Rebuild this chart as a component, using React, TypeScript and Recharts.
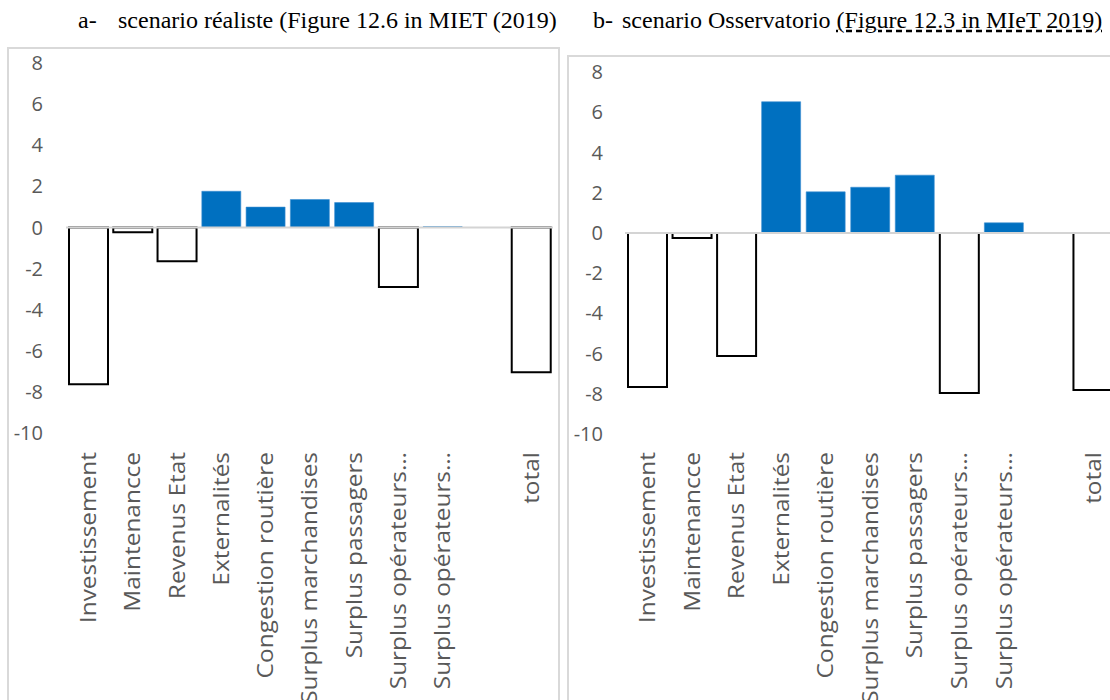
import React from 'react';
import { BarChart, Bar, XAxis, YAxis, Cell, ReferenceLine } from 'recharts';

const categories = [
  'Investissement',
  'Maintenancce',
  'Revenus Etat',
  'Externalités',
  'Congestion routière',
  'Surplus marchandises',
  'Surplus passagers',
  'Surplus opérateurs…',
  'Surplus opérateurs…',
  '',
  'total',
];
const realisteValues = [-7.63, -0.23, -1.64, 1.76, 0.99, 1.36, 1.21, -2.9, 0.04, null, -7.04];
const osservatorioValues = [-7.66, -0.25, -6.12, 6.52, 2.04, 2.27, 2.87, -7.96, 0.5, null, -7.81];
const yTicks = [-10, -8, -6, -4, -2, 0, 2, 4, 6, 8];

const titleALabel = 'a-';
const titleAText = 'scenario réaliste (Figure 12.6 in MIET (2019)';
const titleBLabel = 'b-';
const titleBText = 'scenario Osservatorio ';
const titleBLink = '(Figure 12.3 in MIeT 2019)';

const BLUE = '#0070C0';
const GRAY_TEXT = '#595959';
const BOX = '#d9d9d9';
const SANS = '"Open Sans", sans-serif';
const SERIF = '"Liberation Serif", "Times New Roman", serif';

const buildData = (values: (number | null)[]) =>
  categories.map((name, i) => ({ key: i, name, value: values[i] }));

const CatTick = (props: any) => {
  const { x, y, payload } = props;
  const label = categories[payload.value] ?? '';
  return (
    <g transform={`translate(${x},${y}) rotate(-90) scale(1.11,1)`}>
      <text x={0} y={0} dy="0.36em" textAnchor="end" fill={GRAY_TEXT} fontSize={22} fontFamily={SANS}>
        {label}
      </text>
    </g>
  );
};

type PanelProps = {
  values: (number | null)[];
  width: number;
  height: number;
  marginTop: number;
  marginRight: number;
  yAxisWidth: number;
  yTickMargin: number;
  xAxisHeight: number;
  xTickMargin: number;
};

const Panel = ({ values, width, height, marginTop, marginRight, yAxisWidth, yTickMargin, xAxisHeight, xTickMargin }: PanelProps) => {
  const data = buildData(values);
  return (
    <BarChart width={width} height={height} data={data} margin={{ top: marginTop, right: marginRight, bottom: 0, left: 0 }}>
      <XAxis
        dataKey="key"
        type="category"
        height={xAxisHeight}
        interval={0}
        tickLine={false}
        axisLine={false}
        tickMargin={xTickMargin}
        tick={<CatTick />}
      />
      <YAxis
        domain={[-10, 8]}
        ticks={yTicks}
        width={yAxisWidth}
        tickLine={false}
        axisLine={false}
        tickMargin={yTickMargin}
        tick={{ fill: GRAY_TEXT, fontSize: 20, fontFamily: SANS }}
        allowDataOverflow
      />
      <Bar dataKey="value" barSize={39} isAnimationActive={false}>
        {data.map((d, i) => {
          const neg = (d.value ?? 0) < 0;
          return (
            <Cell
              key={i}
              fill={neg ? '#ffffff' : BLUE}
              stroke={neg ? '#000000' : '#3d8fd1'}
              strokeWidth={neg ? 2 : 0.6}
            />
          );
        })}
      </Bar>
      <ReferenceLine y={0} stroke="#d4d4d4" strokeWidth={2} ifOverflow="extendDomain" />
    </BarChart>
  );
};

export default function App() {
  return (
    <div style={{ position: 'fixed', left: 0, top: 0, width: 1110, height: 700, overflow: 'hidden', background: '#fff' }}>
      {/* titles */}
      <div style={{ position: 'absolute', left: 78, top: 7, whiteSpace: 'nowrap', fontFamily: SERIF, fontSize: 24, color: '#000' }}>
        <span style={{ display: 'inline-block', width: 40 }}>{titleALabel}</span>
        <span>{titleAText}</span>
      </div>
      <div style={{ position: 'absolute', left: 593, top: 7, whiteSpace: 'nowrap', fontFamily: SERIF, fontSize: 24, color: '#000' }}>
        <span style={{ display: 'inline-block', width: 29 }}>{titleBLabel}</span>
        <span>{titleBText}</span>
        <span style={{ textDecorationLine: 'underline', textDecorationStyle: 'dashed', textDecorationColor: '#000' }}>{titleBLink}</span>
      </div>

      {/* boxes */}
      <div style={{ position: 'absolute', left: 7, top: 47, width: 553, height: 700, border: `2px solid ${BOX}`, boxSizing: 'border-box' }} />
      <div style={{ position: 'absolute', left: 567, top: 55, width: 600, height: 700, border: `2px solid ${BOX}`, boxSizing: 'border-box' }} />

      {/* left chart */}
      <div style={{ position: 'absolute', left: 8, top: 48 }}>
        <Panel
          values={realisteValues}
          width={548}
          height={652}
          marginTop={15}
          marginRight={3}
          yAxisWidth={58}
          yTickMargin={17}
          xAxisHeight={267}
          xTickMargin={13}
        />
      </div>

      {/* right chart */}
      <div style={{ position: 'absolute', left: 568, top: 56 }}>
        <Panel
          values={osservatorioValues}
          width={560}
          height={644}
          marginTop={16}
          marginRight={13}
          yAxisWidth={57}
          yTickMargin={16}
          xAxisHeight={266}
          xTickMargin={12}
        />
      </div>
    </div>
  );
}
##########
REQUIREMENTS: Set the data above down again exactly as given, with no pictures.

FINISHED EXERCISE:
Rebuild this chart as a component, using React, TypeScript and Recharts.
import React from 'react';
import { BarChart, Bar, XAxis, YAxis, Cell, ReferenceLine } from 'recharts';

const categories = [
  'Investissement',
  'Maintenancce',
  'Revenus Etat',
  'Externalités',
  'Congestion routière',
  'Surplus marchandises',
  'Surplus passagers',
  'Surplus opérateurs…',
  'Surplus opérateurs…',
  '',
  'total',
];
const realisteValues = [-7.63, -0.23, -1.64, 1.76, 0.99, 1.36, 1.21, -2.9, 0.04, null, -7.04];
const osservatorioValues = [-7.66, -0.25, -6.12, 6.52, 2.04, 2.27, 2.87, -7.96, 0.5, null, -7.81];
const yTicks = [-10, -8, -6, -4, -2, 0, 2, 4, 6, 8];

const titleALabel = 'a-';
const titleAText = 'scenario réaliste (Figure 12.6 in MIET (2019)';
const titleBLabel = 'b-';
const titleBText = 'scenario Osservatorio ';
const titleBLink = '(Figure 12.3 in MIeT 2019)';

const BLUE = '#0070C0';
const GRAY_TEXT = '#595959';
const BOX = '#d9d9d9';
const SANS = '"Open Sans", sans-serif';
const SERIF = '"Liberation Serif", "Times New Roman", serif';

const buildData = (values: (number | null)[]) =>
  categories.map((name, i) => ({ key: i, name, value: values[i] }));

const CatTick = (props: any) => {
  const { x, y, payload } = props;
  const label = categories[payload.value] ?? '';
  return (
    <g transform={`translate(${x},${y}) rotate(-90) scale(1.11,1)`}>
      <text x={0} y={0} dy="0.36em" textAnchor="end" fill={GRAY_TEXT} fontSize={22} fontFamily={SANS}>
        {label}
      </text>
    </g>
  );
};

type PanelProps = {
  values: (number | null)[];
  width: number;
  height: number;
  marginTop: number;
  marginRight: number;
  yAxisWidth: number;
  yTickMargin: number;
  xAxisHeight: number;
  xTickMargin: number;
};

const Panel = ({ values, width, height, marginTop, marginRight, yAxisWidth, yTickMargin, xAxisHeight, xTickMargin }: PanelProps) => {
  const data = buildData(values);
  return (
    <BarChart width={width} height={height} data={data} margin={{ top: marginTop, right: marginRight, bottom: 0, left: 0 }}>
      <XAxis
        dataKey="key"
        type="category"
        height={xAxisHeight}
        interval={0}
        tickLine={false}
        axisLine={false}
        tickMargin={xTickMargin}
        tick={<CatTick />}
      />
      <YAxis
        domain={[-10, 8]}
        ticks={yTicks}
        width={yAxisWidth}
        tickLine={false}
        axisLine={false}
        tickMargin={yTickMargin}
        tick={{ fill: GRAY_TEXT, fontSize: 20, fontFamily: SANS }}
        allowDataOverflow
      />
      <Bar dataKey="value" barSize={39} isAnimationActive={false}>
        {data.map((d, i) => {
          const neg = (d.value ?? 0) < 0;
          return (
            <Cell
              key={i}
              fill={neg ? '#ffffff' : BLUE}
              stroke={neg ? '#000000' : '#3d8fd1'}
              strokeWidth={neg ? 2 : 0.6}
            />
          );
        })}
      </Bar>
      <ReferenceLine y={0} stroke="#d4d4d4" strokeWidth={2} ifOverflow="extendDomain" />
    </BarChart>
  );
};

export default function App() {
  return (
    <div style={{ position: 'fixed', left: 0, top: 0, width: 1110, height: 700, overflow: 'hidden', background: '#fff' }}>
      {/* titles */}
      <div style={{ position: 'absolute', left: 78, top: 7, whiteSpace: 'nowrap', fontFamily: SERIF, fontSize: 24, color: '#000' }}>
        <span style={{ display: 'inline-block', width: 40 }}>{titleALabel}</span>
        <span>{titleAText}</span>
      </div>
      <div style={{ position: 'absolute', left: 593, top: 7, whiteSpace: 'nowrap', fontFamily: SERIF, fontSize: 24, color: '#000' }}>
        <span style={{ display: 'inline-block', width: 29 }}>{titleBLabel}</span>
        <span>{titleBText}</span>
        <span style={{ textDecorationLine: 'underline', textDecorationStyle: 'dashed', textDecorationColor: '#000' }}>{titleBLink}</span>
      </div>

      {/* boxes */}
      <div style={{ position: 'absolute', left: 7, top: 47, width: 553, height: 700, border: `2px solid ${BOX}`, boxSizing: 'border-box' }} />
      <div style={{ position: 'absolute', left: 567, top: 55, width: 600, height: 700, border: `2px solid ${BOX}`, boxSizing: 'border-box' }} />

      {/* left chart */}
      <div style={{ position: 'absolute', left: 8, top: 48 }}>
        <Panel
          values={realisteValues}
          width={548}
          height={652}
          marginTop={15}
          marginRight={3}
          yAxisWidth={58}
          yTickMargin={17}
          xAxisHeight={267}
          xTickMargin={13}
        />
      </div>

      {/* right chart */}
      <div style={{ position: 'absolute', left: 568, top: 56 }}>
        <Panel
          values={osservatorioValues}
          width={560}
          height={644}
          marginTop={16}
          marginRight={13}
          yAxisWidth={57}
          yTickMargin={16}
          xAxisHeight={266}
          xTickMargin={12}
        />
      </div>
    </div>
  );
}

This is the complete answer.